● Plotting code records:
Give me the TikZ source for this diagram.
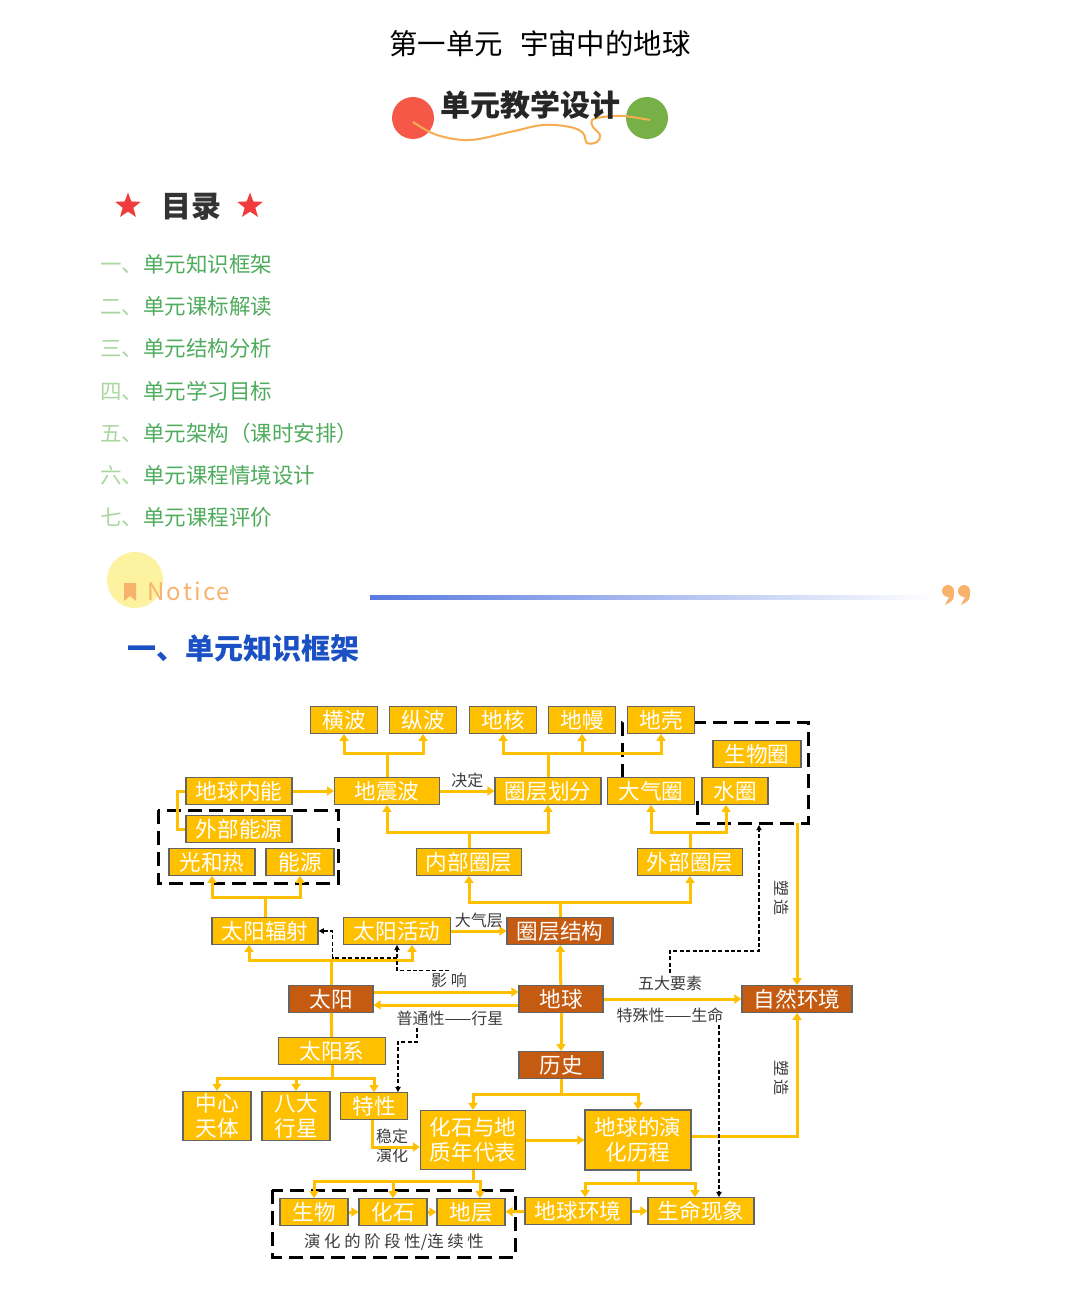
\documentclass[tikz,border=0pt]{standalone}
\usepackage{fontspec}
\setmainfont{Noto Sans CJK SC}
\usetikzlibrary{arrows.meta,shapes.geometric}
\definecolor{gold}{RGB}{255,192,0}
\definecolor{rust}{RGB}{197,90,17}
\definecolor{boxline}{RGB}{100,100,100}
\definecolor{labgray}{RGB}{60,60,60}
\definecolor{tocpale}{RGB}{170,215,160}
\definecolor{tocgreen}{RGB}{78,172,92}
\definecolor{dotred}{RGB}{246,88,72}
\definecolor{dotgreen}{RGB}{118,176,70}
\definecolor{wave}{RGB}{246,172,80}
\definecolor{starred}{RGB}{240,60,60}
\definecolor{noticeyellow}{RGB}{253,242,160}
\definecolor{noticeorange}{RGB}{249,178,107}
\definecolor{lineblue}{RGB}{88,122,224}
\definecolor{headblue}{RGB}{26,80,196}
\begin{document}
\begin{tikzpicture}[x=.5pt,y=-.5pt,
  box/.style={draw=boxline,line width=.6pt,fill=gold,text=white,inner sep=0pt,
    minimum height=13.3pt,font=\fontsize{10.8}{12.5}\selectfont,align=center},
  obox/.style={box,fill=rust},
  link/.style={draw=gold,line width=1.5pt},
  arr/.style={link,-{Triangle[width=4.5pt,length=3.5pt]}},
  note/.style={text=labgray,inner sep=1pt,font=\fontsize{8}{9.5}\selectfont,align=center},
  hint/.style={draw=black,line width=.7pt,dash pattern=on 2pt off 1.2pt,-{Triangle[width=2.6pt,length=2.6pt]}},
  group/.style={draw=black,line width=1.5pt,dash pattern=on 7pt off 3.5pt}]
  \fill[white] (0,0) rectangle (1080,1294);
  \useasboundingbox (0,0) rectangle (1080,1294);
  % header
  \node[font=\fontsize{14.2}{16}\selectfont] (title) at (540,44) {第一单元\hspace{.6em}宇宙中的地球};
  \fill[dotred] (413,118) circle (21);
  \fill[dotgreen] (647,118) circle (21);
  \draw[wave,line width=1pt] plot[smooth,tension=.6] coordinates {(413,122) (437,135) (470,140) (510,132) (543,125) (570,127) (583,133) (587,143) (597,142) (600,135) (593,127) (592,120) (603,117) (623,116) (650,120)};
  \node[font=\fontsize{15}{17}\selectfont\bfseries,text=black!85] (design) at (530,105) {单元教学设计};
  \node[star,star points=5,star point ratio=2.4,fill=starred,minimum size=13.5pt,inner sep=0pt] (starl) at (128,206) {};
  \node[star,star points=5,star point ratio=2.4,fill=starred,minimum size=13.5pt,inner sep=0pt] (starr) at (250,206) {};
  \node[font=\fontsize{15}{17}\selectfont\bfseries,text=black!80] (mulu) at (191,207) {目录};
  \foreach \i/\pre/\txt in {0/一/单元知识框架,1/二/单元课标解读,2/三/单元结构分析,3/四/单元学习目标,4/五/单元架构（课时安排）,5/六/单元课程情境设计,6/七/单元课程评价}
    \node[anchor=west,inner sep=0pt,text=tocgreen,font=\fontsize{10.75}{12}\selectfont] (toc\i) at (100,264+42.3*\i) {{\color{tocpale}\pre、}\txt};
  \fill[noticeyellow] (135,580) circle (28);
  \fill[noticeorange] (124,583) -- (136,583) -- (136,601) -- (130,596) -- (124,601) -- cycle;
  \node[anchor=west,inner sep=0pt,text=noticeorange,font=\fontsize{12}{13}\selectfont\addfontfeature{LetterSpace=9}] (notice) at (147,591) {Notice};
  \shade[left color=lineblue,right color=white] (370,595) rectangle (935,599);
  \foreach \px in {948,964} {
    \fill[noticeorange] (\px,591) circle (6);
    \fill[noticeorange] (\px+2,595) -- (\px+6,591) .. controls (\px+6,600) .. (\px-3,605) -- cycle;
  }
  \node[text=headblue,font=\fontsize{14.5}{16}\selectfont\bfseries] (heading) at (243,648) {一、单元知识框架};
  % dashed groups
  \draw[group] (158,810) rectangle (338,883);
  \draw[group] (622,778) -- (622,722) -- (808,722) -- (808,823) -- (697,823) -- (697,796);
  \draw[group] (272,1190) rectangle (515,1257);
  \node[note,font=\fontsize{8.2}{9.5}\selectfont] (stages) at (394,1242) {演 化 的 阶 段 性/连 续 性};
  % boxes
  \foreach \nm/\px/\py/\w/\txt in {hengbo/344/720/67/横波,zongbo/423/720/67/纵波,dihe/503/720/67/地核,
    diman/582/720/67/地幔,diqiao/661/720/67/地壳,shengwuquan/757/754/88/生物圈,neineng/239/791/106/地球内能,
    dizhenbo/387/791/105/地震波,huafen/548/791/106/圈层划分,daqiquan/651/791/87/大气圈,shuiquan/735/791/66/水圈,
    waineng/239/829/106/外部能源,guangre/212/862/86/光和热,nengyuan/300/862/68/能源,neiquan/469/862/105/内部圈层,
    waiquan/690/862/105/外部圈层,fushe/265/931/106/太阳辐射,huodong/397/931/107/太阳活动,taiyangxi/332/1051/107/太阳系,
    texing/374/1106/67/特性,shengwu/314/1212/68/生物,huashi/393/1212/68/化石,diceng/471/1212/68/地层,
    huanjing/578/1211/106/地球环境,shengming/701/1211/106/生命现象}
    \node[box,minimum width=\w*.5pt] (\nm) at (\px,\py) {\txt};
  \foreach \nm/\px/\py/\w/\txt in {jiegou/560/931/106/圈层结构,taiyang/331/999/84/太阳,diqiu/561/999/84/地球,
    ziran/797/999/110/自然环境,lishi/561/1065/84/历史}
    \node[obox,minimum width=\w*.5pt] (\nm) at (\px,\py) {\txt};
  \node[box,minimum width=34pt,minimum height=24.5pt] (zhongxin) at (217,1116) {中心\\天体};
  \node[box,minimum width=34pt,minimum height=24.5pt] (bada) at (296,1116) {八大\\行星};
  \node[box,minimum width=52.5pt,minimum height=29.5pt] (nianbiao) at (473,1140) {化石与地\\质年代表};
  \node[box,minimum width=53pt,minimum height=30pt] (licheng) at (638,1140) {地球的演\\化历程};
  % labels
  \node[note] (yingxiang) at (449,980) {影 响};
  \node[note] (putong) at (450,1018) {普通性——行星};
  \node[note] (wuda) at (670,983) {五大要素};
  \node[note] (teshu) at (670,1015) {特殊性——生命};
  \node[note] (wending) at (392,1146) {稳定\\演化};
  \node[note,rotate=-90] (suzao1) at (782,898) {塑 造};
  \node[note,rotate=-90] (suzao2) at (782,1078) {塑 造};
  \coordinate (qbot) at (797,823);
  % connectors
  \draw[arr] (dizhenbo.north) -- ++(0,-24) -| (hengbo.south);
  \draw[arr] (dizhenbo.north) -- ++(0,-24) -| (zongbo.south);
  \draw[arr] (huafen.north) -- ++(0,-24) -| (dihe.south);
  \draw[arr] (huafen.north) -- ++(0,-24) -| (diman.south);
  \draw[arr] (huafen.north) -- ++(0,-24) -| (diqiao.south);
  \draw[arr] (neineng) -- (dizhenbo);
  \draw[link] (neineng.west) -- ++(-8,0) |- (waineng.west);
  \draw[arr] (dizhenbo) -- node[note,above]{决定} (huafen);
  \draw[arr] (neiquan.north) -- ++(0,-16) -| (dizhenbo.south);
  \draw[arr] (neiquan.north) -- ++(0,-16) -| (huafen.south);
  \draw[arr] (waiquan.north) -- ++(0,-16) -| (daqiquan.south);
  \draw[arr] (waiquan.north) -- ++(0,-16) -| ([xshift=-4.5pt]shuiquan.south);
  \draw[arr] (jiegou.north) -- ++(0,-15) -| (neiquan.south);
  \draw[arr] (jiegou.north) -- ++(0,-15) -| (waiquan.south);
  \draw[arr] (fushe.north) -- ++(0,-20) -| (guangre.south);
  \draw[arr] (fushe.north) -- ++(0,-20) -| (nengyuan.south);
  \draw[arr] (taiyang.north) -- ++(0,-25) -| ([xshift=-8pt]fushe.south);
  \draw[arr] (taiyang.north) -- ++(0,-25) -| ([xshift=7.5pt]huodong.south);
  \draw[arr] (huodong) -- node[note,above]{大气层} (jiegou);
  \draw[arr] ([yshift=3.5pt]taiyang.east) -- ([yshift=3.5pt]diqiu.west);
  \draw[arr] ([yshift=-3pt]diqiu.west) -- ([yshift=-3pt]taiyang.east);
  \draw[arr] (diqiu) -- (jiegou);
  \draw[arr] (diqiu) -- (ziran);
  \draw[arr] (diqiu) -- (lishi);
  \draw[link] (taiyang) -- (taiyangxi);
  \draw[arr] (taiyangxi.south) -- ++(0,14) -| (zhongxin.north);
  \draw[arr] (taiyangxi.south) -- ++(0,14) -| (bada.north);
  \draw[arr] (taiyangxi.south) -- ++(0,14) -| (texing.north);
  \draw[arr] ([xshift=-1pt]texing.south) |- ([yshift=-3.5pt]nianbiao.west);
  \draw[arr] (lishi.south) -- ++(0,16) -| (nianbiao.north);
  \draw[arr] (lishi.south) -- ++(0,16) -| (licheng.north);
  \draw[arr] (nianbiao) -- (licheng);
  \draw[arr] (nianbiao.south) -- ++(0,11) -| (shengwu.north);
  \draw[arr] (nianbiao.south) -- ++(0,11) -| (huashi.north);
  \draw[arr] (nianbiao.south) -- ++(0,11) -| ([xshift=4.5pt]diceng.north);
  \draw[arr] (shengwu) -- (huashi);
  \draw[arr] (huashi) -- (diceng);
  \draw[arr] (huanjing) -- (diceng);
  \draw[arr] (huanjing) -- (shengming);
  \draw[arr] (licheng.south) -- ++(0,13) -| ([xshift=3.5pt]huanjing.north);
  \draw[arr] (licheng.south) -- ++(0,13) -| ([xshift=-3pt]shengming.north);
  \draw[arr] ([yshift=2pt]licheng.east) -| (ziran.south);
  \draw[arr] (qbot) -- (ziran.north);
  % dashed hints
  \draw[hint] (wuda.north) |- (759,951) -- (759,825);
  \draw[hint] ([xshift=24.5pt]teshu.south) -- ([xshift=9pt]shengming.north);
  \draw[hint] (yingxiang.north) -| (huodong.south);
  \draw[hint] (397,958) -| ([xshift=7pt]fushe.east) -- (fushe.east);
  \draw[hint] ([xshift=-16.5pt]putong.south) -- ++(0,14) -| ([xshift=12pt]texing.north);
\end{tikzpicture}
\end{document}
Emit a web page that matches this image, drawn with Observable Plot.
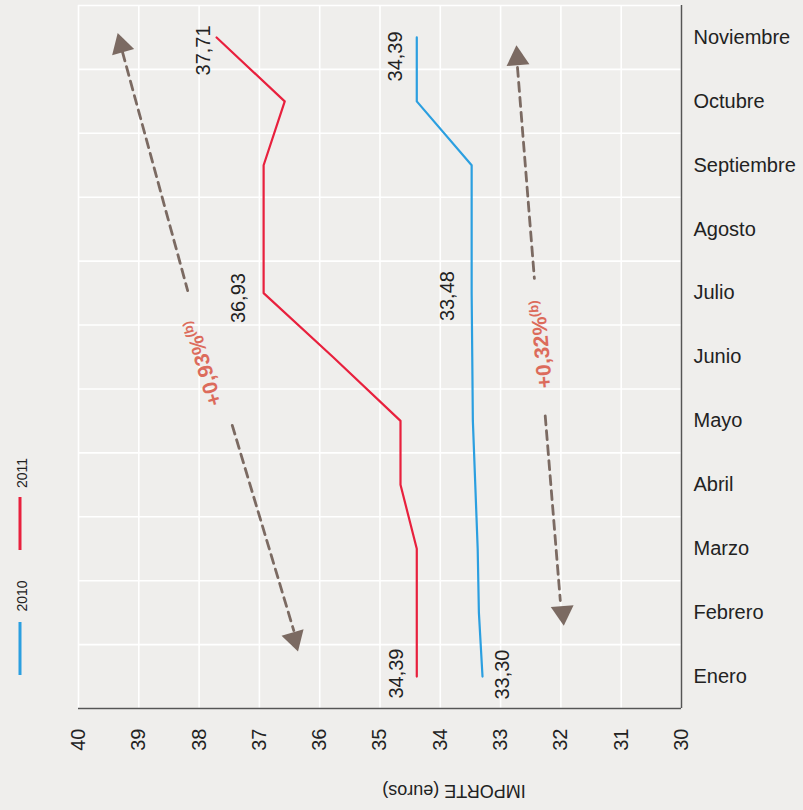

● WHAT TO DO: Give only a number: how many lines of the data hold the string "this"?

● SOLVED PROBLEM: 2